Letter writers have not held back feelings about the 1,000 cubic yards of trash left behind at Purple Cliffs and the sticker shock of $374,241 for its cleanup. That scale of debris, hauled up over four years, from La Posta Road to the top of the rise, will tear at your heart. A visual hangover from years of this unmanaged, untenable camp.

Readers continually ask, why wasn’t the trash picked up? Much of it actually was. La Plata County provided a dumpster. Many residents at Purple Cliffs disposed of their trash. It didn’t help that an errant sofa – not from a person dealing with homelessness – and other large items were illegally dumped there. Some residents there joined volunteer cleanup efforts, too. Local volunteers with expansive hearts picked up what they could, enduring biohazardous risks. Deputies rounded up shopping carts.

Still, it was more trash than many hands on deck could manage, the project too large and dangerous.
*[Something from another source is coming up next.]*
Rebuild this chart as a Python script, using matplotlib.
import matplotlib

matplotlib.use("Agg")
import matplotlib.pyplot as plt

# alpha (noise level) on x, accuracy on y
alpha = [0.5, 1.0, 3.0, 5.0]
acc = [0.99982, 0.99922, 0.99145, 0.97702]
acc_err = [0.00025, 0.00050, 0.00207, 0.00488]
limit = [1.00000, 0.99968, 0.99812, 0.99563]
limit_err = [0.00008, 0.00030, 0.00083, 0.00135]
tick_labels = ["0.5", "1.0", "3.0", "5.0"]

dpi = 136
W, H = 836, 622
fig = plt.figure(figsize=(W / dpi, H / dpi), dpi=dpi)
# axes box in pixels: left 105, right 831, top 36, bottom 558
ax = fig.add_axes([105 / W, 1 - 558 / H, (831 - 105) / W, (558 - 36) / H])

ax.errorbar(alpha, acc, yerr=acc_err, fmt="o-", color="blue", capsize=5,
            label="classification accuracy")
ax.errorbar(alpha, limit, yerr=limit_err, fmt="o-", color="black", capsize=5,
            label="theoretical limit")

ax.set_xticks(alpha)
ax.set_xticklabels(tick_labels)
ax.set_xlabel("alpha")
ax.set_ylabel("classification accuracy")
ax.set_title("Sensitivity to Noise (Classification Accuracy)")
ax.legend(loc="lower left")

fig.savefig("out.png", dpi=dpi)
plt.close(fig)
Four years worth.

Seeing that trash, visible from Camino del Rio, could be the push we need to prioritize affordable housing in the radical way we haven’t before.

Otherwise, we’ll stay in the perpetual loop of misunderstanding and nonaction. Why didn’t Purple Cliffs’ residents take out their trash? When a first need is survival, taking out the trash falls behind. Scrambling down a hillside in the dark to a portable toilet not happening. Now, former Purple Cliffs’ residents have found their way onto public and private land. With frost covering tents, people will stay bundled up with the sole focus of staying alive. Trash isn’t likely a consideration.
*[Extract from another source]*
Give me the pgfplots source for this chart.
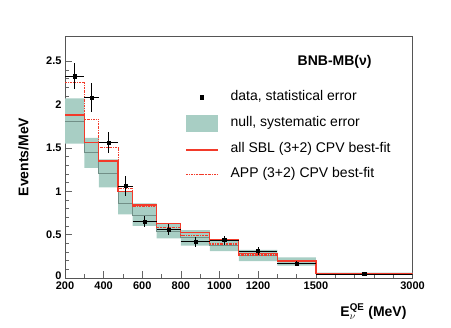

The county and city of Durango will split the cost of the cleanup because the spillover of camps and trash littered adjacent city property, too. The county is emphatic, saying primitive, unmanaged camps will no longer be allowed. We won’t see the likes of Purple Cliffs again. But we can still learn from this situation.
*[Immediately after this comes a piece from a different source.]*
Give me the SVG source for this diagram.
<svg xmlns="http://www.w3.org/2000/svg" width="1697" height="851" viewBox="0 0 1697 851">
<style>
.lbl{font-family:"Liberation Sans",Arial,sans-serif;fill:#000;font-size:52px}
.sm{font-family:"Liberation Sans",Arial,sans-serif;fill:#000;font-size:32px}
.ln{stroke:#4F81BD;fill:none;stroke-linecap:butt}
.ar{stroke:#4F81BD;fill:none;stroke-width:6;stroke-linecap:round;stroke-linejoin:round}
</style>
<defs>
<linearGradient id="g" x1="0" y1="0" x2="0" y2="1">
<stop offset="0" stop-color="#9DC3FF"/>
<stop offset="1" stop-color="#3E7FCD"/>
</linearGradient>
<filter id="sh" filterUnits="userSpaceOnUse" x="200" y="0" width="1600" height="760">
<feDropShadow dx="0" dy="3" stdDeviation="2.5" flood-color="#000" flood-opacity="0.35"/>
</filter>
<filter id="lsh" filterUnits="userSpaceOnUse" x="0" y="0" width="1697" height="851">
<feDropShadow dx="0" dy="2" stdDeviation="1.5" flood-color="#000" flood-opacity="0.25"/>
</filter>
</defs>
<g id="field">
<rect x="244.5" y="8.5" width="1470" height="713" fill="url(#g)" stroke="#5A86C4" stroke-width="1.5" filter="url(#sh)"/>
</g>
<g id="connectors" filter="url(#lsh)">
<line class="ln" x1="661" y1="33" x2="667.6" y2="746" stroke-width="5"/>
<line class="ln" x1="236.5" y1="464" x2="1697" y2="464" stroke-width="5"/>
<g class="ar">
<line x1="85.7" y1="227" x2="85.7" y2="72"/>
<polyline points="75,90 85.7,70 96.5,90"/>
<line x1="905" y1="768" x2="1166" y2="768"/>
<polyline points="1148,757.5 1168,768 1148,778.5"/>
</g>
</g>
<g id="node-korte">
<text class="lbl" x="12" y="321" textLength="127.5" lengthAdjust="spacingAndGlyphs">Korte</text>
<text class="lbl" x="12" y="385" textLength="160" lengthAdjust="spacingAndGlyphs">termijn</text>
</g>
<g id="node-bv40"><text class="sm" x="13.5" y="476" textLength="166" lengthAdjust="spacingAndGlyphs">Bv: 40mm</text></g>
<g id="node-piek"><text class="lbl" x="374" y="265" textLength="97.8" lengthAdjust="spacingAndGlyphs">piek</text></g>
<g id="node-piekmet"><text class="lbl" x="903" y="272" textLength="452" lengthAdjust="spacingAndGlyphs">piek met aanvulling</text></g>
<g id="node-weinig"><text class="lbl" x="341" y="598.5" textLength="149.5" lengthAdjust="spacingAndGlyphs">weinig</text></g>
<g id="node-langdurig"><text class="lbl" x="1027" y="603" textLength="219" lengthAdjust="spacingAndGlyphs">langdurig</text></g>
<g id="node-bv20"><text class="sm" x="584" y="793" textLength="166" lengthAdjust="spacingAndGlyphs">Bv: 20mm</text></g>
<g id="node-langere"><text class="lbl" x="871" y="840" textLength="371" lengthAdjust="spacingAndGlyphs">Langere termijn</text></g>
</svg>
That trash and its price tag is like a flashing neon sign. Need affordable housing now.

A study by Root Policy, a Denver consulting firm, showed that Southwest Colorado is short 2,500 housing units. Professional people are voting with their feet, leaving the area. Students are sleeping in cars, as retirees and people who can afford not to work discover this area.

Enough already.

Homelessness is complicated. We’re not making excuses. People landed at Purple Cliffs for many reasons. About 25% of them held down local jobs. The school bus picked up children. The reality in the Southwest, though, is even more people are an injury or a paycheck away from being in the same situation.

Maybe Purple Cliffs is our tipping point.

Meanwhile, the city and councilors are putting their heads together on affordable housing. The county has close to $1 million in American Rescue Plan Act funds at the ready if a solution comes forward.

We have a caring community, too. Community Compassion Outreach, a Durango-area nonprofit, is partnering with Durango Christian Church at 255 East 11th St. to provide a warming shelter twice weekly with meals, hot drinks and phone charging. The nonprofit’s peer coaches will talk with clients about their struggles and how to improve relationships. This continuum of care and upstream approach can’t be underestimated. They give us hope that thoughtful steps are being taken.

And, already, 166 cubic yards of trash – six dumpsters worth – have been collected at Purple Cliffs.

We’re on our way. We can do this. It takes a major change in mindset. For all of us.